Single out each line with the word "React" and copy it.

- [Records for this exercise]:
-=-=-

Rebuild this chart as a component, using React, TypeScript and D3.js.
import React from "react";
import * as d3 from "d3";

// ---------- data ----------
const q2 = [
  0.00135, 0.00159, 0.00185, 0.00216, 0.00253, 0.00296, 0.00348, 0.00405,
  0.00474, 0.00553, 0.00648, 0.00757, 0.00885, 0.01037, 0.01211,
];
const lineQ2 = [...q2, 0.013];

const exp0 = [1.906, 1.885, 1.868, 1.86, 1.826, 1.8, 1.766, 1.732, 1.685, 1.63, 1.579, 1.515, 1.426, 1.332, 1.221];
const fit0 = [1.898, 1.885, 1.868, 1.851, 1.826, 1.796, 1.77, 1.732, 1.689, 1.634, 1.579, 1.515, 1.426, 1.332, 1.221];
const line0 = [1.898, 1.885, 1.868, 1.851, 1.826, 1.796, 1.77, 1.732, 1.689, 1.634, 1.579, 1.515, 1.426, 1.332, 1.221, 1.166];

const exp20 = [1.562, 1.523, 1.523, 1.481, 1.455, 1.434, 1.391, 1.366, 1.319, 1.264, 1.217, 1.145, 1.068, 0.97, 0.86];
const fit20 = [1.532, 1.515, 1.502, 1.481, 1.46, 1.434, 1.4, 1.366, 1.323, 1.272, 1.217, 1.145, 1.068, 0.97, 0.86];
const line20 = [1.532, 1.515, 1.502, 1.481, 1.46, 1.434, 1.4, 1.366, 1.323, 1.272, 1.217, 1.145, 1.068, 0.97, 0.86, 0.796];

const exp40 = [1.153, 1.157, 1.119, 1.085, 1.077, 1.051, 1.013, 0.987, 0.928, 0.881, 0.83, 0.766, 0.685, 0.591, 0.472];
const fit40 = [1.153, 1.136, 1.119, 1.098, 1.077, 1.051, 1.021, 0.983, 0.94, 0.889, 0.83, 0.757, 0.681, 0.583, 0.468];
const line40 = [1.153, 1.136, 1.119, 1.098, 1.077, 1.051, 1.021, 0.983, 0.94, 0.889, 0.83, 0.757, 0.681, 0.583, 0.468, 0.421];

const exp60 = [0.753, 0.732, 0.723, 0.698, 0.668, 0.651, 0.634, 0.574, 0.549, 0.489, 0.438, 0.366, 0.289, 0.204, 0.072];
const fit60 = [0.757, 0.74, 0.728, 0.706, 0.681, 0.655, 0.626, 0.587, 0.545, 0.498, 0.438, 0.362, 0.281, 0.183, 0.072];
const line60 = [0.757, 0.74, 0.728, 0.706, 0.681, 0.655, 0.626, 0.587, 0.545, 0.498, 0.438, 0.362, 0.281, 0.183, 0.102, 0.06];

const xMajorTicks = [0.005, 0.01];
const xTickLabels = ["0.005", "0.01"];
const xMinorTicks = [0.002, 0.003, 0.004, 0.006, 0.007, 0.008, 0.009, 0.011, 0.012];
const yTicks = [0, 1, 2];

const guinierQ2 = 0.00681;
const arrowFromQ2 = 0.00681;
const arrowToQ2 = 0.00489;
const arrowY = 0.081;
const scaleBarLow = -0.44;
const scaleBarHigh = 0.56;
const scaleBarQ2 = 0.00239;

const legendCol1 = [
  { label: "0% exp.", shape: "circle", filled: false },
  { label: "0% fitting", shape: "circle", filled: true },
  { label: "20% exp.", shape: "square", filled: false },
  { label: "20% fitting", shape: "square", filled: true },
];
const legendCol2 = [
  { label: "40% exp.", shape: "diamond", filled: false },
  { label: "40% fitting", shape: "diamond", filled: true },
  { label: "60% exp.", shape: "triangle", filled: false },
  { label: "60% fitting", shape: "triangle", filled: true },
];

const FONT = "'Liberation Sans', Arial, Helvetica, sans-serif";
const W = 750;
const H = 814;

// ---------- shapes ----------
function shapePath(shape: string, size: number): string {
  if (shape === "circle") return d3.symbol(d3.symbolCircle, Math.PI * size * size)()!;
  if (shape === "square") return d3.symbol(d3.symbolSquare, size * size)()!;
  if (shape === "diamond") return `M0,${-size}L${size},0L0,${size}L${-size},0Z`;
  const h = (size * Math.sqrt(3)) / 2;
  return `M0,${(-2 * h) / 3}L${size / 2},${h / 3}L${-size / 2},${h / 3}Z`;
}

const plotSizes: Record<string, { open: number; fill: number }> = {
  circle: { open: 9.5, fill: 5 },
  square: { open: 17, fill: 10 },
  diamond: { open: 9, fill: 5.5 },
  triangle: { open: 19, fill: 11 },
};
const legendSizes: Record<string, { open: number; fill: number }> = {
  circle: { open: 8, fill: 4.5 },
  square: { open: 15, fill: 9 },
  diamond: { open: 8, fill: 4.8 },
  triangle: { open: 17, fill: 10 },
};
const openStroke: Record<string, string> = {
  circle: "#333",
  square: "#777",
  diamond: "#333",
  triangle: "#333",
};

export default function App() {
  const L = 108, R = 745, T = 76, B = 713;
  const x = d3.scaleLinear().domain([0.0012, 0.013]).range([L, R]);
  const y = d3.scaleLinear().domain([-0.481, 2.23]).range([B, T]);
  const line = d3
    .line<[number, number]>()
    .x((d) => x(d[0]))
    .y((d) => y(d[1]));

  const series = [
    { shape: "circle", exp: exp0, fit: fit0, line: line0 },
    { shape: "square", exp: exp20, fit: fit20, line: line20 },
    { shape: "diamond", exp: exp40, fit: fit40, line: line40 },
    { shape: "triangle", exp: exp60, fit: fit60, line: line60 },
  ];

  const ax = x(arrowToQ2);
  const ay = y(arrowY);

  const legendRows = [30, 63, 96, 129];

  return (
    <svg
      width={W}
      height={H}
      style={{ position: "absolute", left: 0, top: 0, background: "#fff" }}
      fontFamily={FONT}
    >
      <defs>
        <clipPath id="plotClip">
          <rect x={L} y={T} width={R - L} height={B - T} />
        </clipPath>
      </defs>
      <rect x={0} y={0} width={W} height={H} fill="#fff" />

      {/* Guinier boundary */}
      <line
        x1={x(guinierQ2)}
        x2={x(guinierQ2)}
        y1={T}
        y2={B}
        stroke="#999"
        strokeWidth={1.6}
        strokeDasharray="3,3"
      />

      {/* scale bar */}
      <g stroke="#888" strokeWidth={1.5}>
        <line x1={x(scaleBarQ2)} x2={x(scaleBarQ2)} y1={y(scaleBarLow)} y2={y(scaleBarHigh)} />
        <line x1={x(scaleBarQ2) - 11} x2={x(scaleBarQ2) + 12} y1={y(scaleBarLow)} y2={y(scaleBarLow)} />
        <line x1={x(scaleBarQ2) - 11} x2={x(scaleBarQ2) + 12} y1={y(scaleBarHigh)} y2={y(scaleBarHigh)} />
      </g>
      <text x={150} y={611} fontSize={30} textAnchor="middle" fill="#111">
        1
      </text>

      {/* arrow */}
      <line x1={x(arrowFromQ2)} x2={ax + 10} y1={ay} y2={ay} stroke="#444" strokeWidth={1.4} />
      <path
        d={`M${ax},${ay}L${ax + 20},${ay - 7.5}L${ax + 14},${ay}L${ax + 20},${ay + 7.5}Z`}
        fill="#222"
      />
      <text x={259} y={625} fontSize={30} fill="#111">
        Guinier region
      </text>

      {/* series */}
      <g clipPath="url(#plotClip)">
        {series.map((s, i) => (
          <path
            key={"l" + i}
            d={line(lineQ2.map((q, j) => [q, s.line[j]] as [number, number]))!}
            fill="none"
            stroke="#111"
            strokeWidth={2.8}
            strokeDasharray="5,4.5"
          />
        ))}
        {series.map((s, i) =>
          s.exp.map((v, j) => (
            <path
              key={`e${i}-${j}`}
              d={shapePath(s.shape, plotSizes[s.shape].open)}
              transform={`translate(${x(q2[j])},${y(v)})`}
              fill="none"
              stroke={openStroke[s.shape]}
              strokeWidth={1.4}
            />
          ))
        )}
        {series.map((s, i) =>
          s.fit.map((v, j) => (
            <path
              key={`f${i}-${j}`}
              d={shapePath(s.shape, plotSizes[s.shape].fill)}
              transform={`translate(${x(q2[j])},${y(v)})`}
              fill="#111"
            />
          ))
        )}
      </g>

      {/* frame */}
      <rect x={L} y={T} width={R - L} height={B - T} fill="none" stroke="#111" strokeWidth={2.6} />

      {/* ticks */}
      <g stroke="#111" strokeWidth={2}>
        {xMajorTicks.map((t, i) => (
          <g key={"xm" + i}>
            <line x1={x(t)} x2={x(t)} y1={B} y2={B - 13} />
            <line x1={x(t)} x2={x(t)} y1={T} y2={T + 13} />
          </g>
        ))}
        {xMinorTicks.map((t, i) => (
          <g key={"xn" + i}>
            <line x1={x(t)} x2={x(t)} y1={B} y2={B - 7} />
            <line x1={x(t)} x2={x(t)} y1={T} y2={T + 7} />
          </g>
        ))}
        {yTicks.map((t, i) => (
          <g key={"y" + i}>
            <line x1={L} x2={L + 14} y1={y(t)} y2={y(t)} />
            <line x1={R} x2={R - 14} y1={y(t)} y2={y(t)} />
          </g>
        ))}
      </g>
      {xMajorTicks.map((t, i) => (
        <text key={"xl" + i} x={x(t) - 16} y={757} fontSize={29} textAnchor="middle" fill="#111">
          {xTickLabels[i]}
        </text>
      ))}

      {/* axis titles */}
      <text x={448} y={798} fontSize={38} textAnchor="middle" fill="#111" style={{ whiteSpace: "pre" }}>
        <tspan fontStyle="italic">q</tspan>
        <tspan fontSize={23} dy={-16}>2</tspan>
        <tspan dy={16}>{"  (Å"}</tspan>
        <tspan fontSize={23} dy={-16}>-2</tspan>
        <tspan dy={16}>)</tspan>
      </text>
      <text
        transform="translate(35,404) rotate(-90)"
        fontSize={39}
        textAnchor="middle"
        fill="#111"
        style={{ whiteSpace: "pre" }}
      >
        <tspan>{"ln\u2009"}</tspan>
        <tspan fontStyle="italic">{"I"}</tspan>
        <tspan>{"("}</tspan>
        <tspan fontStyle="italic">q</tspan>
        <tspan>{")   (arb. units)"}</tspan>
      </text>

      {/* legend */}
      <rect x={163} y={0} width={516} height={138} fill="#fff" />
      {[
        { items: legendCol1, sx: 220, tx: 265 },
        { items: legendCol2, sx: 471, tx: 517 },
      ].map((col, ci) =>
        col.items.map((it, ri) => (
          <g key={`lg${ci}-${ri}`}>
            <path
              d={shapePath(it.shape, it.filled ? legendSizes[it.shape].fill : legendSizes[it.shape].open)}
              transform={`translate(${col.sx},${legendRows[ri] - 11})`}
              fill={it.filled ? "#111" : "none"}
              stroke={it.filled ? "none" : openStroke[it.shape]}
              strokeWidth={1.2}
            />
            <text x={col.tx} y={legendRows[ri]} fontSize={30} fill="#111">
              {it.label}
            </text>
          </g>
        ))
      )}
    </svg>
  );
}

-=-=-

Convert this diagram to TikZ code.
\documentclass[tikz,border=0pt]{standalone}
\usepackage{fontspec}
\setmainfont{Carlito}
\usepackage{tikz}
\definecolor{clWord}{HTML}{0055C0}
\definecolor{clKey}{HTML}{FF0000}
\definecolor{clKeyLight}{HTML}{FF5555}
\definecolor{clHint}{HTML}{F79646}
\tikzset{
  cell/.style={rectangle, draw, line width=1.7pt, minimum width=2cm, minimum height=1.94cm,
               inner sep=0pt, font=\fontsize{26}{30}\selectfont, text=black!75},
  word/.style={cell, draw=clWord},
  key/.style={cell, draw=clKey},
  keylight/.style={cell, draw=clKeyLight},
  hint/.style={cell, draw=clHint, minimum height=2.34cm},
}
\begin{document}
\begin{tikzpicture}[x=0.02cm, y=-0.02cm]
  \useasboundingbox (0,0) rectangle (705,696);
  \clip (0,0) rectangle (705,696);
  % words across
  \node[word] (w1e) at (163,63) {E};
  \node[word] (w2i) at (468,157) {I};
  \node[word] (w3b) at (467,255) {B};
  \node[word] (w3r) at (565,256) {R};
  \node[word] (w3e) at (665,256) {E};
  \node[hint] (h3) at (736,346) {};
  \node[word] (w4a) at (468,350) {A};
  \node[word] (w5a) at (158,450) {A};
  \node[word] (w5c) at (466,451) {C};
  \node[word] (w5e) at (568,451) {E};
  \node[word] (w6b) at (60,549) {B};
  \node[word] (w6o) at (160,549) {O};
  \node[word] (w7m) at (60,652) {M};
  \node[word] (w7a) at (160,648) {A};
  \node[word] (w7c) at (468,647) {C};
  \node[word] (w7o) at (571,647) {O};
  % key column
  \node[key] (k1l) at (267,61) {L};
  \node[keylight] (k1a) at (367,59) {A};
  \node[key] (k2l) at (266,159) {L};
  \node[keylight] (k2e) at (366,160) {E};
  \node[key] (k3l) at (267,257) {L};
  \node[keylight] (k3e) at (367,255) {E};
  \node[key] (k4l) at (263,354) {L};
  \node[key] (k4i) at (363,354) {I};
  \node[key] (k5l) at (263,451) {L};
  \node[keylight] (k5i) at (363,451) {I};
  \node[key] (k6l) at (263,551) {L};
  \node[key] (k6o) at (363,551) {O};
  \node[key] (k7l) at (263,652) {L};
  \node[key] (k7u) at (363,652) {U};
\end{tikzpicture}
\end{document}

-=-=-

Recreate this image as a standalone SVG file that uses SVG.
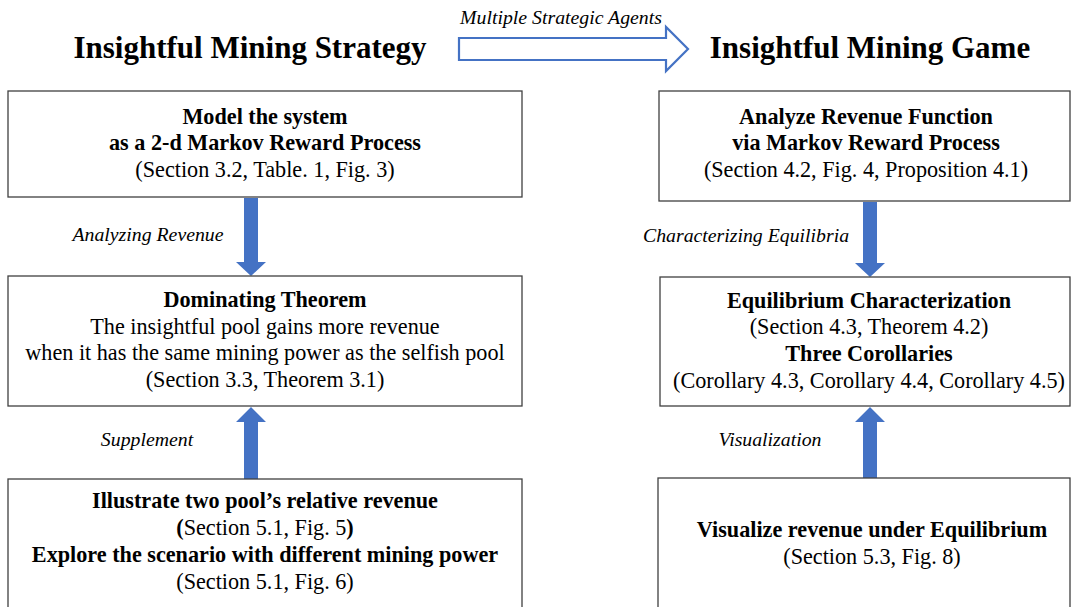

-=-=-

- [The result]:
Rebuild this chart as a component, using React, TypeScript and D3.js.
import React from "react";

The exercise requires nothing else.